From the Centre for Vascular Diseases and *Department of Radiology Merkur Clinical Hospital, Zagreb, Croatia
Background. To evaluate the use of temporary intraluminal shunt (IS) during operations in our patients for asymptomatic carotid stenosis (ACS) of the internal carotid artery (ICA).
Methods. Complications of ICA endarterectomy were reviewed in two groups of asymptomatic patients. In group A (144 patients, operation 1972-1985) temporary IS was used in 43 patients with the intraoperatively measured ICA back pressure <50 mmHg.
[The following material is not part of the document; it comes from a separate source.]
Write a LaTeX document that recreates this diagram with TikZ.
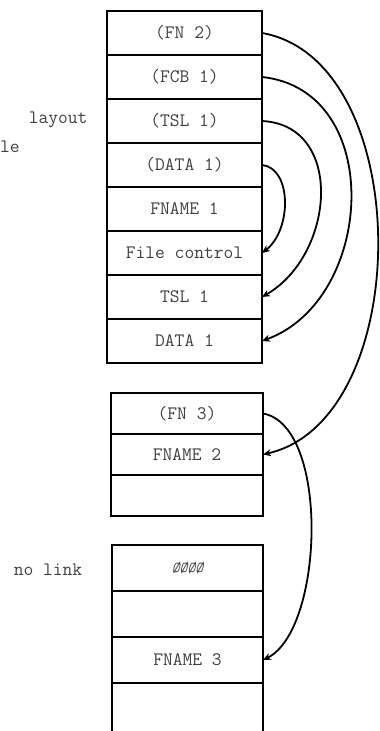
\documentclass[tikz,border=0pt]{standalone}
\usetikzlibrary{positioning,arrows.meta}

\begin{document}
\begin{tikzpicture}
  [x=1pt,y=1pt,
  txt/.style={font=\ttfamily\fontsize{19}{22}\selectfont,text=black!75},
  cell/.style={draw,line width=2.2pt,outer sep=0pt,inner sep=0pt,
    minimum width=155pt,minimum height=44pt,txt},
  cellb/.style={cell,minimum width=152pt,minimum height=41pt},
  cellc/.style={cell,minimum width=151pt,minimum height=46pt},
  link/.style={line width=1.8pt,-{Stealth[length=8pt,width=7pt]}}]

  \clip (0,0) rectangle (380,731);

  \node[cell] (fn2) at (184.5,698) {(FN 2)};
  \node[cell,below=0pt of fn2] (fcb1) {(FCB 1)};
  \node[cell,below=0pt of fcb1] (tslp1) {(TSL 1)};
  \node[cell,below=0pt of tslp1] (datap1) {(DATA 1)};
  \node[cell,below=0pt of datap1] (fname1) {FNAME 1};
  \node[cell,below=0pt of fname1] (fctrl) {File control};
  \node[cell,below=0pt of fctrl] (tsl1) {TSL 1};
  \node[cell,below=0pt of tsl1] (data1) {DATA 1};

  \node[cellb] (fn3) at (187,317.5) {(FN 3)};
  \node[cellb,below=0pt of fn3] (fname2) {FNAME 2};
  \node[cellb,below=0pt of fname2] (blank2) {};

  \node[cellc] (nolnk) at (187.5,163) {\itshape\fontsize{15}{17}\selectfont ØØØØ};
  \node[cellc,below=0pt of nolnk] (blank3a) {};
  \node[cellc,below=0pt of blank3a] (fname3) {FNAME 3};
  \node[cellc,below=0pt of fname3,minimum height=70pt] (blank3b) {};

  \node[txt,anchor=east] (layout) at (91,611) {layout};
  \node[txt,anchor=west,inner sep=0pt] (le) at (0,584) {le};
  \node[txt] (nolink) at (48,161) {no link};

  \draw[link] (fn2.east) .. controls +(154,-27) and +(153,35) .. (fname2.east);
  \draw[link] (fcb1.east) .. controls +(124,-13) and +(113,41) .. (data1.east);
  \draw[link] (tslp1.east) .. controls +(83,-4) and +(73,42) .. (tsl1.east);
  \draw[link] (datap1.east) .. controls +(30,-3) and +(30,23) .. (fctrl.east);
  \draw[link] (fn3.east) .. controls +(67,-12) and +(61,30) .. (fname3.east);

\end{tikzpicture}
\end{document}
In group B (170 patients, operation 1986-1998) shunt was used in all cases.
Results. The incidence of neurologic deficit was higher ia group A than in group B (5.6% vs 1.2%, p<0.05). Within group A, the incidence of neurologic deficit was significantly higher in the subgroup with back pressure >50 mmHg, and thus without shunt, than in group B with routine use of shunt (6.0% vs 1.2%, p<0.05). There were no differences in the incidence of shunt-related complications between the groups (3.0% vs 4.0%, p>0.05). We had no mortality after operations of asymptomatic patients.
Conclusions. The routine use of IS reduced the rate of intraoperative and early postoperative neurologic complications of asymptomatic carotid endarterectomy, and it was not associated with a higher incidence of complications.